そんな環境でやっている彼らがライバルのSt. Patrickを倒し、州チャンピオンに返り咲き、そして全米No. 1の座をつかみ取るまでの軌跡。

チームにいる何人かは正に今のNCAAの3-4年生として活躍している選手たち。試合でのプレーは堂々たる物。

恐らくバスケットボールのコーチとして金を稼ごうとすれば、大学や金のある私立高校に行っていくらでも稼げるはずなのに、敢えてお金のないSt. Anthony'sに安い給料で残り、ストリートの少年達を更生させ、成功させるために今の仕事を「ライフワーク」と言い切り、本職の引退後も続けるCoach Hurleyの生き様。

「バスケットボールをやる中で、練習で、試合で、そしてコートの外で、君たちは多くの困難、思い通りにならない事に直面する。でもそれと一個一個向き合って、一つ一つ何とか克服して行く事。そしてそれは結局は自分自身でしかやれないと言う事。最後は自己責任。甘えちゃダメだ。そしてそれは正に人生と同じなんだぞ」というロッカールームでのコーチの言葉が胸に残る。

印象に残るのは、チームがシーズン前半に11勝0敗で新聞で全米一位として紹介された記事をガードのTyshawn Taylor (現Kansas大4年)が嬉しそうに読んでるのを練習前に見て、練習でチーム全員を吐く程シャトルランで走らせ、「いいかお前ら?1位になったからって調子乗ってんのか?最後のchampionshipに勝つまでお前らはまだ何一つ成し遂げてねえんだぞ?そんな記事It means NOTHING!だろ!!」という言葉。

全米でベスト24人が選ばれるMcDonald All AmericanにMike Rosario (現Florida大3年)が試合中に自分勝手なプレーをし、それを諌めたアシスタントコーチに不服な態度を見せた瞬間、試合会場から出て行く様に命じ、ロッカールームで「お前、McDonald All Americanに選ばれたからって慢心してるのか?自分は凄いとか勘違いしてんのか?それがチームにとって何の価値があるんだ?何もねえだろ!?そんな奴はうちのチームにはいらねえよ。」と叱責。次の日の練習を中止し、チーム全員でどう対応するべきかを話し合わせた。結果Mikeは反省し、コーチに謝罪し、selfishだった自分を反省すると共に、チームの絆は深まる。
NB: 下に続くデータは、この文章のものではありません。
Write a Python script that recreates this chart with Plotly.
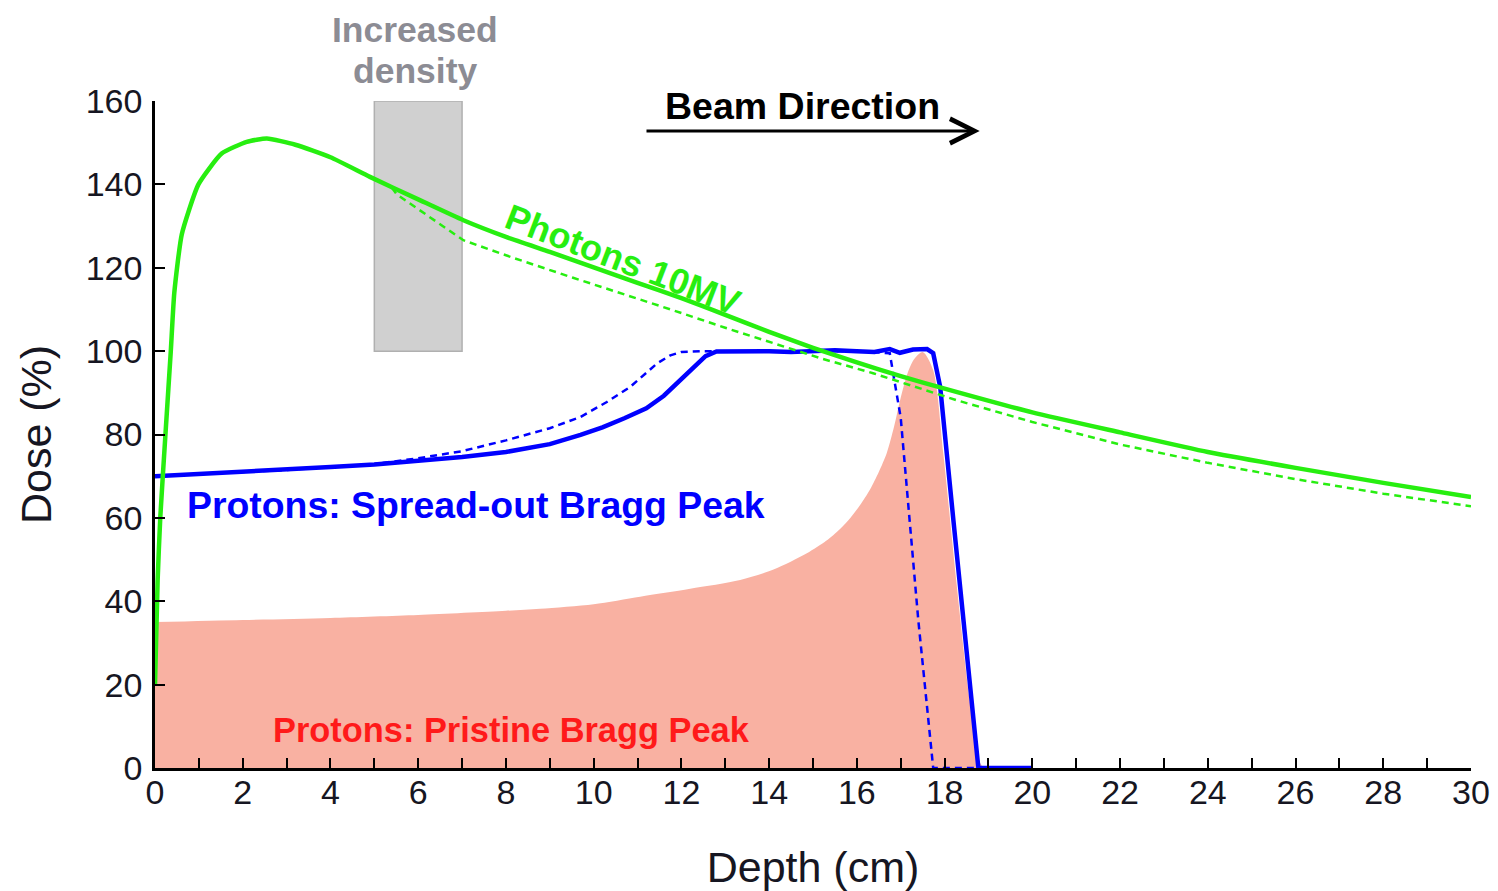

決して恵まれているとは言えない環境の中、自分たちの人生を変えるために、目を輝かせて、必死で頑張る選手たち。絶対俺たちが優勝する、歴史に名を刻む、という強い信念で突き進むチーム。そして、コートの外で見せる最高の笑顔。一生懸命を楽しむ姿。自分も見習いたいと強く思わされる。

全米最高の高校チームが、恵まれない貧困地域にある、資金難に喘ぐ学校で、地元の少年達の更生/救済に最も貢献している。決して、調子に乗った、派手で恵まれたflashyな金持ち学校ではなく、バスケで大学に行って何とか人生を変えたいとハングリーに努力する選手たち。何ともアメリカ的な事実だと感じる。この辺のハングリーさ、真剣さがこの国の根元にある力強さだと感じる事が多い。

ポジティブに、経験や環境や他人にネガティブな環境を投げずに、今に生きる、信じる、変化する、感謝する、楽しむ、そうやって一歩一歩進んで行く。そういう気持ちを新たにさせられると共に、スポーツの持つパワーと素晴らしさに改めて気付かせられた。